El tema tiene que ver con el crimen de Jonathan Lezcano, el estudiante de la EPET Nº 2 asesinado en el barrio San Miguel de nuestra ciudad. La Justicia provincial acaba de procesar a una persona por el delito de “homicidio agravado por la participación de menores de edad”.

Aunque este hecho ocurrió en 2018, la realidad del país muestra una frecuencia alarmante de casos de menores de más corta edad que cometen delitos, no sólo leves (hurtos, daños), sino graves (robos con armas, homicidios), generando una sensación de inseguridad por la impunidad que se les agrega. El miércoles último, sin ir más lejos, cuatro ladrones inexpertos (se presume menores de edad) asaltaron una pizzería en el barrio porteño de Boedo causando pánico entre los comensales y dejando tres heridos.

Determinar cuál es la causa de esa delincuencia es una cuestión compleja. Puede derivar de variados factores, como la transformación del grupo familiar con desequilibrios estructurales de sus componentes (alcoholismo, drogadicción, conductas antisociales, delictivas, etc.), deserción escolar, desempleo, carencia de valores y de modelos adecuados de identificación, abuso de alcohol y de drogas, las películas y los juegos con alto contenido de violencia, etc.

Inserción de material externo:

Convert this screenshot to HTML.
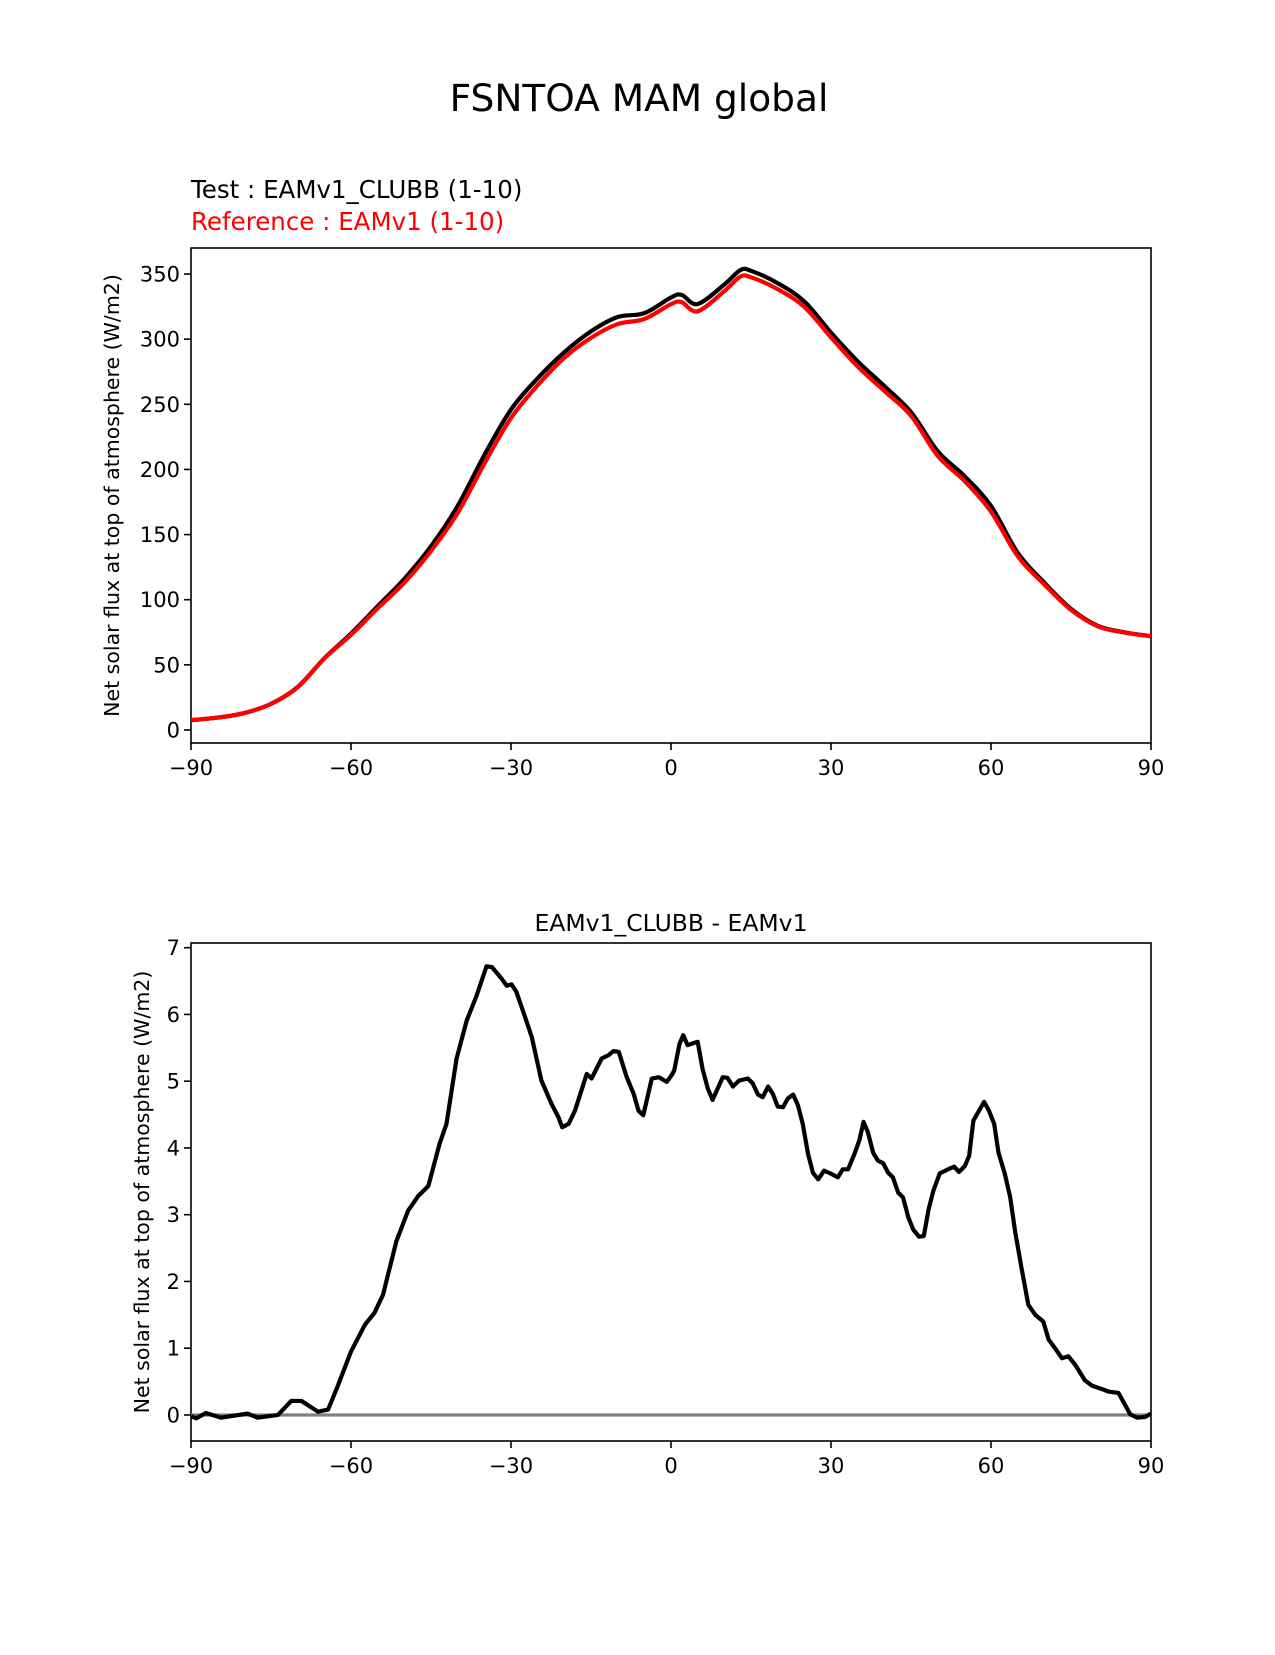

La Justicia tiene dos enfoques para esta problemática: uno “proteccionista”, que sobre la base de la Convención Internacional de los Derechos del Niño considera al menor como una víctima de su propio delito, siendo el resultado de su medio, y por ello dispone de una serie de medidas de cuidado (internación, etc.), a fin de evitar que ese chico/a continúe con su actividad antisocial o delictiva. Y otro denominado de “responsabilización”, en el que el menor, independientemente de su edad, es considerado un ser responsable, que elige su proceder y que en consecuencia merece responder por sus actos ilegales con una sanción represiva del Estado, en donde el centro de atención ya no es el chico/a sino la sociedad frente al delito, aplicándosele por ende medidas correccionales como a los mayores, aunque mitigadas en cuanto a los lugares de internación y tratamiento asistencial.

Lo más adecuado, a nuestro entender, sería combinar la protección de las y los menores y además su responsabilidad penal, asumiendo un criterio de justicia restaurativa sin violación de los derechos esenciales de la niñez, pero considerando a su vez la situación de la víctima del delito, no dejándola desprotegida.

Sea cual fuere el sistema preferido, lo cierto es que la delincuencia juvenil demanda de una estrategia global planificada, de una política criminal seria que abarque el tratamiento de todos los factores que la generan en su conjunto, no aisladamente como se pretende al legislar aumentando las penas o reduciendo la edad de imputabilidad. Esto, que es opinable, puede constituir un instrumento de acción, pero nunca será suficiente.